Our study has several limitations. First, our analyses were based on various assumptions for the simulation model. The low-cost lifestyle intervention program considered represents a group-based intervention in the communities based on DPP. Group-based interventions were shown to achieve the same effectiveness as individual programs or to be cost-effective before [18, 33, 34]. Also, the 4.4% weight loss observed in translational programs from the US National DPP in the first year [35] can be translated to a 35.4% risk reduction. Based on this evidence, the assumed intervention effect (25% risk reduction) seems reasonable. Still, we cannot rule out that effectiveness might be heterogeneous in high-risk groups according to different patient characteristic such as age, sex, family history of diabetes, or other risk factors. However, given that lifestyle intervention among individuals with prediabetes appear to be more effective among those with higher diabetes risk based on a noninvasive risk score [36], we believe our assumed intervention effect is rather conservative. We furthermore addressed uncertainty about this assumption in several sensitivity analyses. Although the diabetes incidence rates according to thresholds of diabetes risk are based on the large, fairly representative cohort studies ARIC and CHS, incidence could vary in different populations. Furthermore, we did not evaluate thresholds of diabetes risk below 5% for both risk scores. Our results indicate here that cutoffs lower than 5% might still be cost-effective if screening by fasting glucose follows initial risk score screening. In addition, the cost model has specifically been developed for cost-effectiveness analyses in a US context; generalizability of our findings to other countries is therefore unclear. We also assumed a one-off screening strategy for our simulation, but repetitive screening might change overall cost-effectiveness and thereby the optimal risk thresholds.
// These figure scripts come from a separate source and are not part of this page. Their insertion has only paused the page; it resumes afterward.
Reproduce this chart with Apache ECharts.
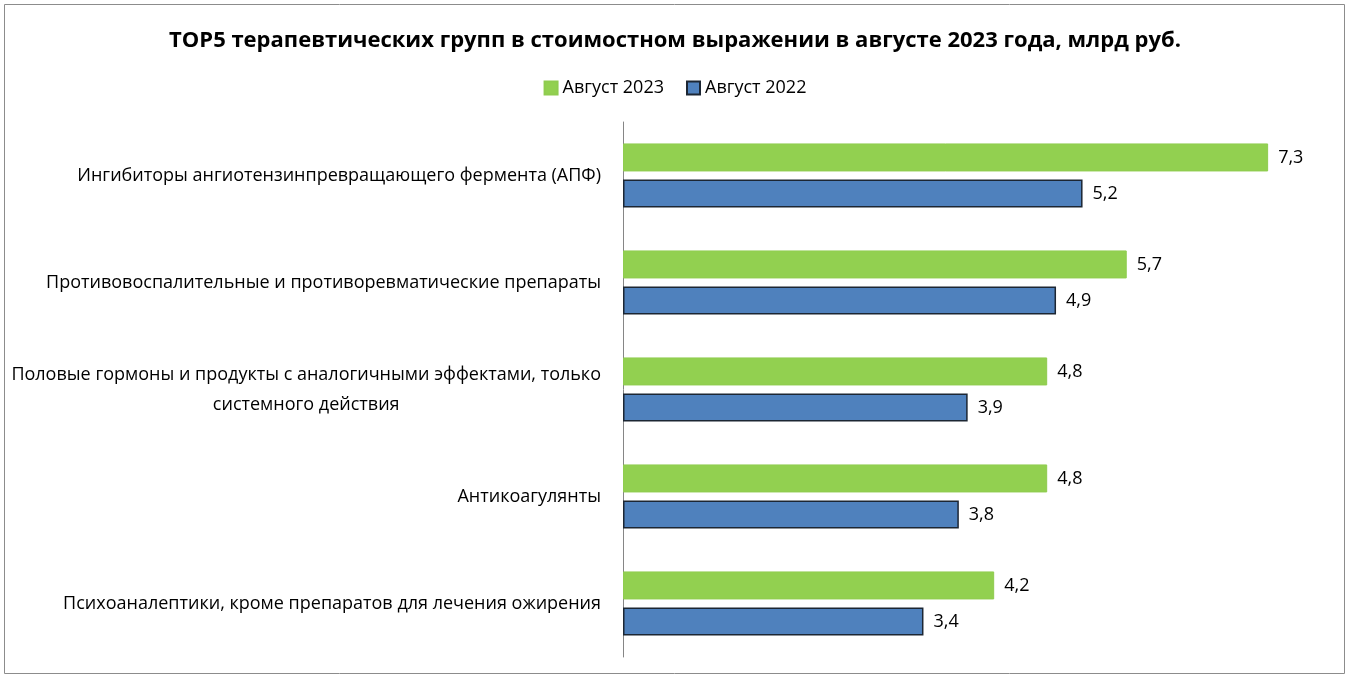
<!DOCTYPE html>
<html><head><meta charset="utf-8">
<script src="https://cdn.jsdelivr.net/npm/echarts@6/dist/echarts.min.js"></script>
<style>html,body{margin:0;padding:0;background:#fff}#c{width:1350px;height:679px}</style>
</head><body><div id="c"></div>
<script>
const categories = [
  'Ингибиторы ангиотензинпревращающего фермента (АПФ)',
  'Противовоспалительные и противоревматические препараты',
  'Половые гормоны и продукты с аналогичными эффектами, только\nсистемного действия',
  'Антикоагулянты',
  'Психоаналептики, кроме препаратов для лечения ожирения'
];
const seriesNames = ['Август 2023', 'Август 2022'];
const aug2023 = [7.3, 5.7, 4.8, 4.8, 4.2];
const aug2022 = [5.2, 4.9, 3.9, 3.8, 3.4];

const FONT = "'Open Sans', sans-serif";
const chart = echarts.init(document.getElementById('c'));
chart.setOption({
  animation: false,
  textStyle: {fontFamily: FONT},
  graphic: [{type: 'rect', shape: {x: 4.5, y: 4.5, width: 1340, height: 669}, style: {fill: 'none', stroke: '#8c8c8c', lineWidth: 1}, silent: true}],
  title: {text: 'TOP5 терапевтических групп в стоимостном выражении в августе 2023 года, млрд руб.', left: 'center', top: 25, textStyle: {fontFamily: FONT, fontSize: 22, fontWeight: 'bold', color: '#000'}},
  legend: {top: 74, left: 'center', icon: 'rect', itemWidth: 13, itemHeight: 13, itemGap: 22, textStyle: {fontFamily: FONT, fontSize: 18, color: '#000'}, data: seriesNames},
  grid: {left: 623, right: 20, top: 122, bottom: 22, containLabel: false},
  xAxis: {type: 'value', min: 0, max: 8, show: false, splitLine: {show: false}},
  yAxis: {type: 'category', data: categories, inverse: true,
    axisLine: {show: true, lineStyle: {color: '#868686', width: 1}},
    axisTick: {show: false},
    axisLabel: {margin: 22, color: '#000', fontSize: 18, fontFamily: FONT, lineHeight: 30,
      formatter: v => v.split('\n').map(s => '{c|' + s + '}').join('\n'),
      rich: {c: {align: 'center', fontSize: 18, fontFamily: FONT, color: '#000', lineHeight: 30}}}
  },
  series: [
    {name: seriesNames[0], type: 'bar', data: aug2023, barWidth: 28, barGap: '29%',
      itemStyle: {color: '#92d050', borderColor: '#8fcc4f', borderWidth: 1},
      label: {show: true, position: 'right', distance: 10, fontSize: 18, fontFamily: FONT, color: '#000', formatter: p => String(p.value).replace('.', ',')}},
    {name: seriesNames[1], type: 'bar', data: aug2022, barWidth: 28,
      itemStyle: {color: '#4f81bd', borderColor: '#1c2633', borderWidth: 1.5},
      label: {show: true, position: 'right', distance: 10, fontSize: 18, fontFamily: FONT, color: '#000', formatter: p => String(p.value).replace('.', ',')}}
  ]
});
</script></body></html>
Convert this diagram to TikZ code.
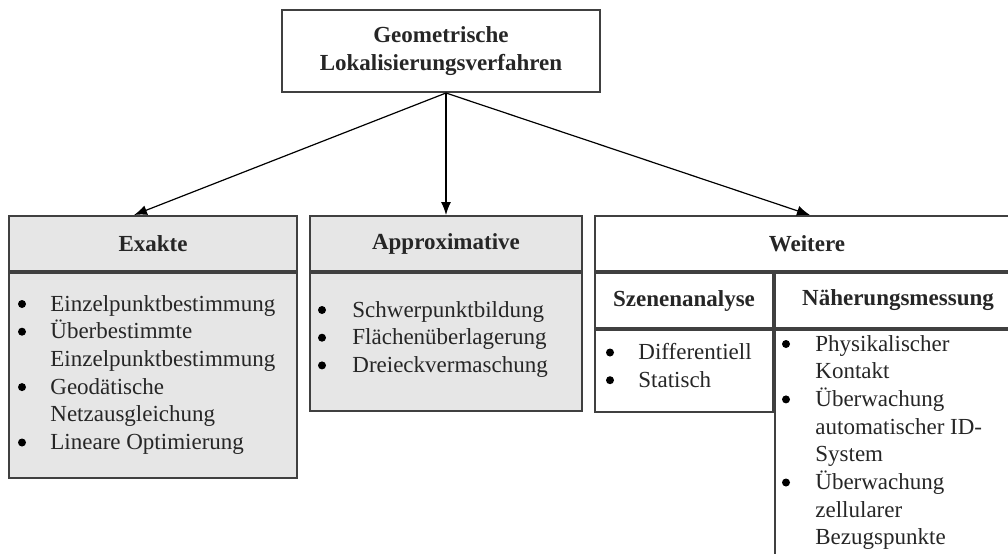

Moreover, we assumed a screening scenario with 100% coverage in the population, and future studies are needed to evaluate different screening scenarios.

In conclusion, our findings suggest that noninvasive diabetes risk scores, such as the GDRS or the ARIC 2009 score, allow identification of high-risk target groups for cost-effective lifestyle interventions to prevent type 2 diabetes. The findings specifically support economically optimal thresholds of predicted risk derived from these risk scores for targeting community-based lifestyle interventions under a US healthcare system perspective. Such thresholds can be used to justify categories of risk when risk scores are used as tests in clinical practice. Our finding, that risk score based screening followed by fasting glucose testing increases cost-effectiveness supports current recommendations to use risk test to guide providers on whether performing a diagnostic test for prediabetes [5].